Em seu discurso, o ex-presidente do Uruguai, como em outras ocasiões em que participou de debates no Brasil, deu um tom filosófico à sua fala e ressaltou a importância da organização e da luta coletiva contra o individualismo, o capitalismo e o embrutecimento de homens e mulheres pelo capital. “Necessitamos de partido, da força coletiva. Sem partido não somos nada”, disse Pepe Mujica.
Segundo ele, “um partido grande”, para sobreviver, precisa conviver “com seus próprios defeitos” e reconhecer que é formado por “criaturas humanas com todas as suas grandezas e pequenezas”.
Ele resumiu a filosofia de que a luta política exige persistência. “Pelear, pelear, lutar, dar-se conta de que a luta é lenta e vai de geração em geração. Lutamos pelo poder? Não.

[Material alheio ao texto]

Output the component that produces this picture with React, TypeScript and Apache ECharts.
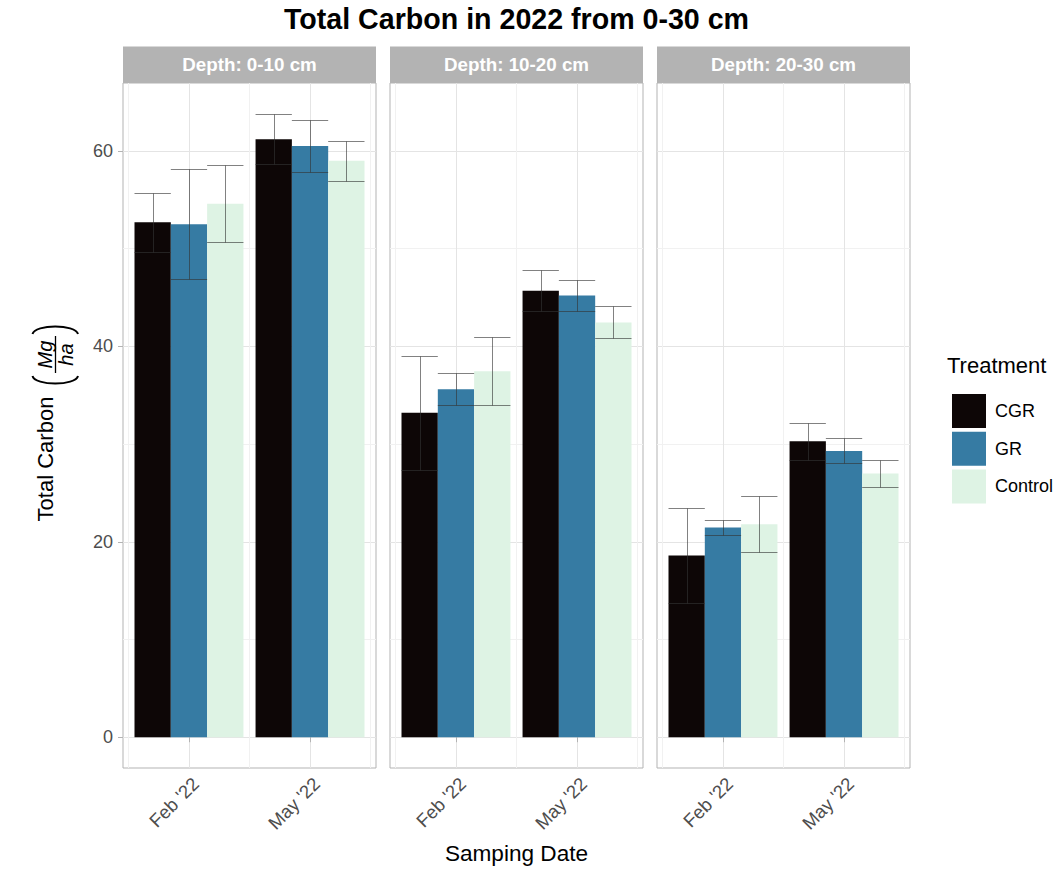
import React, { useEffect, useRef } from 'react';
import * as echarts from 'echarts';

// ---- data ----
const dates = ["Feb '22", "May '22"];
const datePos = [1, 2];
const depths = ['Depth: 0-10 cm', 'Depth: 10-20 cm', 'Depth: 20-30 cm'];
const treatments = ['CGR', 'GR', 'Control'];
const treatmentColors = ['#0D0606', '#367BA3', '#DEF3E4'];

// mean per depth: [Feb, May]
const cgrMean = [[52.7, 61.2], [33.2, 45.7], [18.6, 30.3]];
const grMean = [[52.5, 60.5], [35.6, 45.2], [21.45, 29.3]];
const controlMean = [[54.6, 59.0], [37.45, 42.45], [21.8, 27.0]];
// error half-width per depth: [Feb, May]
const cgrErr = [[3.0, 2.55], [5.85, 2.1], [4.9, 1.9]];
const grErr = [[5.6, 2.7], [1.65, 1.6], [0.8, 1.28]];
const controlErr = [[3.95, 2.03], [3.5, 1.64], [2.88, 1.36]];

const yTicks = [0, 20, 40, 60];

const means = [cgrMean, grMean, controlMean];
const errs = [cgrErr, grErr, controlErr];

const FONT = '"Liberation Sans", Arial, Helvetica, sans-serif';
const panelLeft = [123, 390, 657];
const panelWidth = 253;
const panelTop = 83;
const panelHeight = 685;
const X_MIN = 0.455;
const X_MAX = 2.545;
const Y_MIN = -3.15;
const Y_MAX = 66.95;
const DODGE = 0.3;
const MAJOR = '#e4e4e4';
const MINOR = '#f1f1f1';

export default function App() {
  const ref = useRef<HTMLDivElement>(null);
  useEffect(() => {
    document.body.style.margin = '0';
    if (!ref.current) return;
    const chart = echarts.init(ref.current, undefined, { renderer: 'svg' });

    const grid = panelLeft.map((l) => ({
      left: l,
      top: panelTop,
      width: panelWidth,
      height: panelHeight,
      show: true,
      borderColor: '#b3b3b3',
      borderWidth: 1,
      backgroundColor: 'transparent',
    }));

    const xAxis = panelLeft.map((_, i) => ({
      type: 'value',
      gridIndex: i,
      min: X_MIN,
      max: X_MAX,
      splitNumber: 2,
      axisLine: { show: false },
      axisTick: { show: true, length: 5, lineStyle: { color: '#b3b3b3' }, customValues: datePos },
      minorTick: { show: false, splitNumber: 2 },
      axisLabel: {
        customValues: datePos,
        rotate: 45,
        margin: 6,
        align: 'right',
        verticalAlign: 'top',
        fontSize: 18.5,
        fontFamily: FONT,
        color: '#4d4d4d',
        formatter: (v: number) => {
          const k = Math.round(v);
          if (Math.abs(v - k) > 1e-6) return '';
          const idx = datePos.indexOf(k);
          return idx >= 0 ? dates[idx] : '';
        },
      },
      splitLine: { show: true, lineStyle: { color: MAJOR, width: 1 } },
      minorSplitLine: { show: true, lineStyle: { color: MINOR, width: 1 } },
    }));

    const yAxis = panelLeft.map((_, i) => ({
      type: 'value',
      gridIndex: i,
      min: Y_MIN,
      max: Y_MAX,
      splitNumber: 4,
      axisLine: { show: false },
      axisTick: { show: i === 0, length: 5, lineStyle: { color: '#b3b3b3' }, customValues: yTicks },
      minorTick: { show: false, splitNumber: 2 },
      axisLabel: {
        show: i === 0,
        customValues: yTicks,
        margin: 10,
        fontSize: 18,
        fontFamily: FONT,
        color: '#4d4d4d',
        formatter: (v: number) => (yTicks.indexOf(Math.round(v * 1000) / 1000) >= 0 ? String(v) : ''),
      },
      splitLine: { show: true, lineStyle: { color: MAJOR, width: 1 } },
      minorSplitLine: { show: true, lineStyle: { color: MINOR, width: 1 } },
    }));

    const series: any[] = [];
    depths.forEach((_, d) => {
      treatments.forEach((name, t) => {
        const off = (t - 1) * DODGE;
        const data = datePos.map((x, k) => [x, means[t][d][k], errs[t][d][k]]);
        series.push({
          type: 'custom',
          name,
          xAxisIndex: d,
          yAxisIndex: d,
          z: 2,
          itemStyle: { color: treatmentColors[t] },
          encode: { x: 0, y: 1 },
          data,
          renderItem: (_p: any, api: any) => {
            const x = api.value(0);
            const y = api.value(1);
            const a = api.coord([x + off - DODGE / 2, y]);
            const b = api.coord([x + off + DODGE / 2, 0]);
            return {
              type: 'rect',
              shape: { x: a[0], y: a[1], width: b[0] - a[0], height: b[1] - a[1] },
              style: { fill: treatmentColors[t] },
            };
          },
        });
      });
    });
    depths.forEach((_, d) => {
      treatments.forEach((name, t) => {
        const off = (t - 1) * DODGE;
        const data = datePos.map((x, k) => [x, means[t][d][k], errs[t][d][k]]);
        series.push({
          type: 'custom',
          name: name + ' error',
          xAxisIndex: d,
          yAxisIndex: d,
          z: 3,
          encode: { x: 0, y: 1 },
          data,
          renderItem: (_p: any, api: any) => {
            const x = api.value(0);
            const y = api.value(1);
            const e = api.value(2);
            const top = api.coord([x + off, y + e]);
            const bot = api.coord([x + off, y - e]);
            const l = api.coord([x + off - DODGE / 2, y])[0];
            const r = api.coord([x + off + DODGE / 2, y])[0];
            const cx = Math.round(top[0]) + 0.5;
            const ty = Math.round(top[1]) + 0.5;
            const by = Math.round(bot[1]) + 0.5;
            const st = { stroke: '#333333', opacity: 0.62, lineWidth: 1 };
            return {
              type: 'group',
              children: [
                { type: 'line', shape: { x1: cx, y1: ty, x2: cx, y2: by }, style: st },
                { type: 'line', shape: { x1: l, y1: ty, x2: r, y2: ty }, style: st },
                { type: 'line', shape: { x1: l, y1: by, x2: r, y2: by }, style: st },
              ],
            };
          },
        });
      });
    });

    const txt = (text: string, x: number, y: number, o: any = {}) => ({
      type: 'text',
      x,
      y,
      rotation: o.rotation || 0,
      silent: true,
      style: {
        text,
        fill: o.fill || '#000',
        font: `${o.fontStyle || 'normal'} ${o.fontWeight || 'normal'} ${o.fontSize || 22}px ${FONT}`,
        textAlign: o.align || 'center',
        textVerticalAlign: 'middle',
        align: o.align || 'center',
        verticalAlign: 'middle',
      },
    });

    const graphic: any[] = [
      txt('Total Carbon in 2022 from 0-30 cm', 516.5, 18.5, { fontSize: 28.6, fontWeight: 'bold' }),
      ...depths.flatMap((label, d) => [
        {
          type: 'rect',
          silent: true,
          shape: { x: panelLeft[d], y: 46.5, width: panelWidth, height: panelTop - 46.5 },
          style: { fill: '#b3b3b3' },
        },
        txt(label, panelLeft[d] + panelWidth / 2, 64.8, { fontSize: 18.8, fontWeight: 'bold', fill: '#ffffff' }),
      ]),
      txt('Samping Date', 516.5, 853, { fontSize: 22.6 }),
      txt('Treatment', 947, 365.5, { fontSize: 22, align: 'left' }),
      // y-axis title: Total Carbon (Mg / ha)
      txt('Total Carbon', 45.5, 459, { fontSize: 22, rotation: Math.PI / 2 }),
      txt('Mg', 44.5, 354.5, { fontSize: 20, fontStyle: 'italic', rotation: Math.PI / 2 }),
      txt('ha', 66, 354.5, { fontSize: 20, fontStyle: 'italic', rotation: Math.PI / 2 }),
      {
        type: 'line',
        silent: true,
        shape: { x1: 55.5, y1: 336, x2: 55.5, y2: 373 },
        style: { stroke: '#000', lineWidth: 1.3 },
      },
      {
        type: 'bezierCurve',
        silent: true,
        shape: { x1: 32.5, y1: 376, x2: 78, y2: 376, cpx1: 35, cpy1: 386, cpx2: 75.5, cpy2: 386 },
        style: { stroke: '#000', lineWidth: 2, fill: 'none' },
      },
      {
        type: 'bezierCurve',
        silent: true,
        shape: { x1: 32.5, y1: 334, x2: 78, y2: 334, cpx1: 35, cpy1: 324, cpx2: 75.5, cpy2: 324 },
        style: { stroke: '#000', lineWidth: 2, fill: 'none' },
      },
    ];

    chart.setOption({
      animation: false,
      backgroundColor: '#ffffff',
      textStyle: { fontFamily: FONT },
      grid,
      xAxis,
      yAxis,
      legend: {
        orient: 'vertical',
        left: 947,
        top: 389,
        itemWidth: 34,
        itemHeight: 34,
        itemGap: 3.7,
        icon: 'rect',
        selectedMode: false,
        data: treatments,
        textStyle: { fontSize: 18, color: '#000', fontFamily: FONT, padding: [0, 0, 0, 4] },
      },
      series,
      graphic,
    });

    return () => chart.dispose();
  }, []);

  return <div ref={ref} style={{ width: 1062, height: 873 }} />;
}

Lutamos pela civilização humana, pelo progresso da civilização. Pertencemos a uma parte da espécie humana que luta pelo progresso da civilização degrau por degrau.”
Mujica destacou a “renda básica de caráter universal” e a luta contra a “robotização do trabalho” como essenciais à humanização da civilização contemporânea.
Criticou ainda o sistema político brasileiro. “Uma das desgraças maiores do Brasil é a proliferação de partidos. Não pode haver 30 projetos de país", afirmou, sobre o sistema eleitoral do país. Hoje, no Brasil, existem 35 partidos registrados de forma oficial.